**STATED TASK:** Write out, precisely and in full, each line of the material.

** start DATASET ROWS **

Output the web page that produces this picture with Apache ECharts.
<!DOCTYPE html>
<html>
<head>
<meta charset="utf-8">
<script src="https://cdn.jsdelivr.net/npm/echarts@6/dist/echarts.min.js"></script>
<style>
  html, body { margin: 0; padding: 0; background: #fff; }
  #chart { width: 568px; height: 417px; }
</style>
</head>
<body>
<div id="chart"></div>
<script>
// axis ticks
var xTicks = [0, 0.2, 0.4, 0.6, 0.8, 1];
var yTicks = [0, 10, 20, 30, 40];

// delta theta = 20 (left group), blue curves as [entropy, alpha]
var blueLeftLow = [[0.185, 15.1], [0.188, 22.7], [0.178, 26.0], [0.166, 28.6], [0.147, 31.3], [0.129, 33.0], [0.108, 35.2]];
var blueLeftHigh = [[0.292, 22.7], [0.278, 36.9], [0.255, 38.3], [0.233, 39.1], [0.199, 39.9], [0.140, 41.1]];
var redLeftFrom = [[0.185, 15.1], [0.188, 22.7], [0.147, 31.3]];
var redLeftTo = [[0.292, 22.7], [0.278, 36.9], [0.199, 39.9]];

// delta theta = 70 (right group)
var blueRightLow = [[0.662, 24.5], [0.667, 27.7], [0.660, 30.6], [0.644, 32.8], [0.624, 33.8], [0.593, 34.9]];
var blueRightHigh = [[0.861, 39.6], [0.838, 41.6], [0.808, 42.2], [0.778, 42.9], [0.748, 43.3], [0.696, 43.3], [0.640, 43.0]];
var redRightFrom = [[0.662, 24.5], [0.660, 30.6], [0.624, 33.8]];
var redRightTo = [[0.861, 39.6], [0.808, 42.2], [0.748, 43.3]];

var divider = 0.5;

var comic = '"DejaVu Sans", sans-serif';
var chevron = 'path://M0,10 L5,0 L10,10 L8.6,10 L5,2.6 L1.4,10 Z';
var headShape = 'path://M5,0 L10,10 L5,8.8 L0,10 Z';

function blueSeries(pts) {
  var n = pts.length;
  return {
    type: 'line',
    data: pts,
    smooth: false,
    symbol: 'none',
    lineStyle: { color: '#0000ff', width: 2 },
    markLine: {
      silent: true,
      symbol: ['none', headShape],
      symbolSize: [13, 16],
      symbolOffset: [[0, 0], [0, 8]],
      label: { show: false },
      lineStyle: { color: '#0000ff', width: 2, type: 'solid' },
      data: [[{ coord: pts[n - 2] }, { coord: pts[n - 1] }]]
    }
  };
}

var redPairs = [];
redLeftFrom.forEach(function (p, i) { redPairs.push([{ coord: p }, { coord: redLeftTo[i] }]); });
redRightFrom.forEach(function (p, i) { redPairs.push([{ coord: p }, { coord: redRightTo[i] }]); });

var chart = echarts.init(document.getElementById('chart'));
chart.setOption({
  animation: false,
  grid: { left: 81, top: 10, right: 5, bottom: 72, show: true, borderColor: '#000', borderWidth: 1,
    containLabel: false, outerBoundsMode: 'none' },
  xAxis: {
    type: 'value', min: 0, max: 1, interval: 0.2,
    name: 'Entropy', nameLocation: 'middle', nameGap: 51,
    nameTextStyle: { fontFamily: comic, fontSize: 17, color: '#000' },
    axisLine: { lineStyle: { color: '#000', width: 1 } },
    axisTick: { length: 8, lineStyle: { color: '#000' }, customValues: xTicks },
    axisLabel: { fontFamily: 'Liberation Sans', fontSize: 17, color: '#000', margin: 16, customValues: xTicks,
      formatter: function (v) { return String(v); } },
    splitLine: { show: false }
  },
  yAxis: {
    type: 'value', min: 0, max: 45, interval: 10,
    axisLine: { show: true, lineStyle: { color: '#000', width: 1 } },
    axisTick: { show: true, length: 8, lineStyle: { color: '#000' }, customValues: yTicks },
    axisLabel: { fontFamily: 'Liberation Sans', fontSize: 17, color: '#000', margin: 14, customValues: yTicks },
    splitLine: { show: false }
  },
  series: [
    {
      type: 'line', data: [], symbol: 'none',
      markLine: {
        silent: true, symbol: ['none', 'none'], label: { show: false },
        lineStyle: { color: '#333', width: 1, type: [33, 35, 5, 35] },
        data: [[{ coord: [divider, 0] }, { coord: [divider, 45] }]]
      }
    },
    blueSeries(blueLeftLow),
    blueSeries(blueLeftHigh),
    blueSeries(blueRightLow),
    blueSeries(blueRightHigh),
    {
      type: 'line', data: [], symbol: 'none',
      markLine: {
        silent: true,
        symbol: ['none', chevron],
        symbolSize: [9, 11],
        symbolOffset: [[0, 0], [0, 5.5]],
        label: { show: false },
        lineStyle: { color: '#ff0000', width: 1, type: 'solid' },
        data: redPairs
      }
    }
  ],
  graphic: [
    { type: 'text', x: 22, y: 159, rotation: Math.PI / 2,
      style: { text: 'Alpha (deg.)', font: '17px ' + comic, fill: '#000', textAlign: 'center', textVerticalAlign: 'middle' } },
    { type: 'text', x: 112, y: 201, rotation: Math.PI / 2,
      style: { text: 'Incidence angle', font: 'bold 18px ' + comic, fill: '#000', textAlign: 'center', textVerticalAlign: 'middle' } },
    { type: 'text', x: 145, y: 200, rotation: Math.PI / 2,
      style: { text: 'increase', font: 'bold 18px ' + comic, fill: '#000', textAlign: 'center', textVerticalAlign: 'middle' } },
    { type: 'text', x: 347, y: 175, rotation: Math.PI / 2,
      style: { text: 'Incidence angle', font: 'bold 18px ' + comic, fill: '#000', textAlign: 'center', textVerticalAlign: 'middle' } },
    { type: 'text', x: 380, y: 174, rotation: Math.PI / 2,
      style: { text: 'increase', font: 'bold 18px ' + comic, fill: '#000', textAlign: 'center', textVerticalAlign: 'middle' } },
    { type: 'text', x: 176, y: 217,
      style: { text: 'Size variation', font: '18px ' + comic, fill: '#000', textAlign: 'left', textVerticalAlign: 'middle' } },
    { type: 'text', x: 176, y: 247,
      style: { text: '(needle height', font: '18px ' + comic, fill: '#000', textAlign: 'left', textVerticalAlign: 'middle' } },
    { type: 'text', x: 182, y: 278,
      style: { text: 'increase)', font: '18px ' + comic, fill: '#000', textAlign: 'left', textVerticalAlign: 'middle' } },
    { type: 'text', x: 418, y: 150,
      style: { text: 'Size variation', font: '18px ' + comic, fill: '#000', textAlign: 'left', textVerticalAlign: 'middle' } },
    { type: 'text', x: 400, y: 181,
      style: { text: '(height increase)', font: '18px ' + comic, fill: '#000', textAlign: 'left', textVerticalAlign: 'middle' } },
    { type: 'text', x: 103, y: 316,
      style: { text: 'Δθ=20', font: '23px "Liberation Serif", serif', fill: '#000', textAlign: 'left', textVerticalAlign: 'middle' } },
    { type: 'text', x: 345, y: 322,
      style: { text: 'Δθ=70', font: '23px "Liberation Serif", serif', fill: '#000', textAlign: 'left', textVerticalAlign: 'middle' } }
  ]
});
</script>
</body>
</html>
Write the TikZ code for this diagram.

** end DATASET ROWS **

**THE RESULT:**
Output the web page that produces this picture with Apache ECharts.
<!DOCTYPE html>
<html>
<head>
<meta charset="utf-8">
<script src="https://cdn.jsdelivr.net/npm/echarts@6/dist/echarts.min.js"></script>
<style>
  html, body { margin: 0; padding: 0; background: #fff; }
  #chart { width: 568px; height: 417px; }
</style>
</head>
<body>
<div id="chart"></div>
<script>
// axis ticks
var xTicks = [0, 0.2, 0.4, 0.6, 0.8, 1];
var yTicks = [0, 10, 20, 30, 40];

// delta theta = 20 (left group), blue curves as [entropy, alpha]
var blueLeftLow = [[0.185, 15.1], [0.188, 22.7], [0.178, 26.0], [0.166, 28.6], [0.147, 31.3], [0.129, 33.0], [0.108, 35.2]];
var blueLeftHigh = [[0.292, 22.7], [0.278, 36.9], [0.255, 38.3], [0.233, 39.1], [0.199, 39.9], [0.140, 41.1]];
var redLeftFrom = [[0.185, 15.1], [0.188, 22.7], [0.147, 31.3]];
var redLeftTo = [[0.292, 22.7], [0.278, 36.9], [0.199, 39.9]];

// delta theta = 70 (right group)
var blueRightLow = [[0.662, 24.5], [0.667, 27.7], [0.660, 30.6], [0.644, 32.8], [0.624, 33.8], [0.593, 34.9]];
var blueRightHigh = [[0.861, 39.6], [0.838, 41.6], [0.808, 42.2], [0.778, 42.9], [0.748, 43.3], [0.696, 43.3], [0.640, 43.0]];
var redRightFrom = [[0.662, 24.5], [0.660, 30.6], [0.624, 33.8]];
var redRightTo = [[0.861, 39.6], [0.808, 42.2], [0.748, 43.3]];

var divider = 0.5;

var comic = '"DejaVu Sans", sans-serif';
var chevron = 'path://M0,10 L5,0 L10,10 L8.6,10 L5,2.6 L1.4,10 Z';
var headShape = 'path://M5,0 L10,10 L5,8.8 L0,10 Z';

function blueSeries(pts) {
  var n = pts.length;
  return {
    type: 'line',
    data: pts,
    smooth: false,
    symbol: 'none',
    lineStyle: { color: '#0000ff', width: 2 },
    markLine: {
      silent: true,
      symbol: ['none', headShape],
      symbolSize: [13, 16],
      symbolOffset: [[0, 0], [0, 8]],
      label: { show: false },
      lineStyle: { color: '#0000ff', width: 2, type: 'solid' },
      data: [[{ coord: pts[n - 2] }, { coord: pts[n - 1] }]]
    }
  };
}

var redPairs = [];
redLeftFrom.forEach(function (p, i) { redPairs.push([{ coord: p }, { coord: redLeftTo[i] }]); });
redRightFrom.forEach(function (p, i) { redPairs.push([{ coord: p }, { coord: redRightTo[i] }]); });

var chart = echarts.init(document.getElementById('chart'));
chart.setOption({
  animation: false,
  grid: { left: 81, top: 10, right: 5, bottom: 72, show: true, borderColor: '#000', borderWidth: 1,
    containLabel: false, outerBoundsMode: 'none' },
  xAxis: {
    type: 'value', min: 0, max: 1, interval: 0.2,
    name: 'Entropy', nameLocation: 'middle', nameGap: 51,
    nameTextStyle: { fontFamily: comic, fontSize: 17, color: '#000' },
    axisLine: { lineStyle: { color: '#000', width: 1 } },
    axisTick: { length: 8, lineStyle: { color: '#000' }, customValues: xTicks },
    axisLabel: { fontFamily: 'Liberation Sans', fontSize: 17, color: '#000', margin: 16, customValues: xTicks,
      formatter: function (v) { return String(v); } },
    splitLine: { show: false }
  },
  yAxis: {
    type: 'value', min: 0, max: 45, interval: 10,
    axisLine: { show: true, lineStyle: { color: '#000', width: 1 } },
    axisTick: { show: true, length: 8, lineStyle: { color: '#000' }, customValues: yTicks },
    axisLabel: { fontFamily: 'Liberation Sans', fontSize: 17, color: '#000', margin: 14, customValues: yTicks },
    splitLine: { show: false }
  },
  series: [
    {
      type: 'line', data: [], symbol: 'none',
      markLine: {
        silent: true, symbol: ['none', 'none'], label: { show: false },
        lineStyle: { color: '#333', width: 1, type: [33, 35, 5, 35] },
        data: [[{ coord: [divider, 0] }, { coord: [divider, 45] }]]
      }
    },
    blueSeries(blueLeftLow),
    blueSeries(blueLeftHigh),
    blueSeries(blueRightLow),
    blueSeries(blueRightHigh),
    {
      type: 'line', data: [], symbol: 'none',
      markLine: {
        silent: true,
        symbol: ['none', chevron],
        symbolSize: [9, 11],
        symbolOffset: [[0, 0], [0, 5.5]],
        label: { show: false },
        lineStyle: { color: '#ff0000', width: 1, type: 'solid' },
        data: redPairs
      }
    }
  ],
  graphic: [
    { type: 'text', x: 22, y: 159, rotation: Math.PI / 2,
      style: { text: 'Alpha (deg.)', font: '17px ' + comic, fill: '#000', textAlign: 'center', textVerticalAlign: 'middle' } },
    { type: 'text', x: 112, y: 201, rotation: Math.PI / 2,
      style: { text: 'Incidence angle', font: 'bold 18px ' + comic, fill: '#000', textAlign: 'center', textVerticalAlign: 'middle' } },
    { type: 'text', x: 145, y: 200, rotation: Math.PI / 2,
      style: { text: 'increase', font: 'bold 18px ' + comic, fill: '#000', textAlign: 'center', textVerticalAlign: 'middle' } },
    { type: 'text', x: 347, y: 175, rotation: Math.PI / 2,
      style: { text: 'Incidence angle', font: 'bold 18px ' + comic, fill: '#000', textAlign: 'center', textVerticalAlign: 'middle' } },
    { type: 'text', x: 380, y: 174, rotation: Math.PI / 2,
      style: { text: 'increase', font: 'bold 18px ' + comic, fill: '#000', textAlign: 'center', textVerticalAlign: 'middle' } },
    { type: 'text', x: 176, y: 217,
      style: { text: 'Size variation', font: '18px ' + comic, fill: '#000', textAlign: 'left', textVerticalAlign: 'middle' } },
    { type: 'text', x: 176, y: 247,
      style: { text: '(needle height', font: '18px ' + comic, fill: '#000', textAlign: 'left', textVerticalAlign: 'middle' } },
    { type: 'text', x: 182, y: 278,
      style: { text: 'increase)', font: '18px ' + comic, fill: '#000', textAlign: 'left', textVerticalAlign: 'middle' } },
    { type: 'text', x: 418, y: 150,
      style: { text: 'Size variation', font: '18px ' + comic, fill: '#000', textAlign: 'left', textVerticalAlign: 'middle' } },
    { type: 'text', x: 400, y: 181,
      style: { text: '(height increase)', font: '18px ' + comic, fill: '#000', textAlign: 'left', textVerticalAlign: 'middle' } },
    { type: 'text', x: 103, y: 316,
      style: { text: 'Δθ=20', font: '23px "Liberation Serif", serif', fill: '#000', textAlign: 'left', textVerticalAlign: 'middle' } },
    { type: 'text', x: 345, y: 322,
      style: { text: 'Δθ=70', font: '23px "Liberation Serif", serif', fill: '#000', textAlign: 'left', textVerticalAlign: 'middle' } }
  ]
});
</script>
</body>
</html>
Write the TikZ code for this diagram.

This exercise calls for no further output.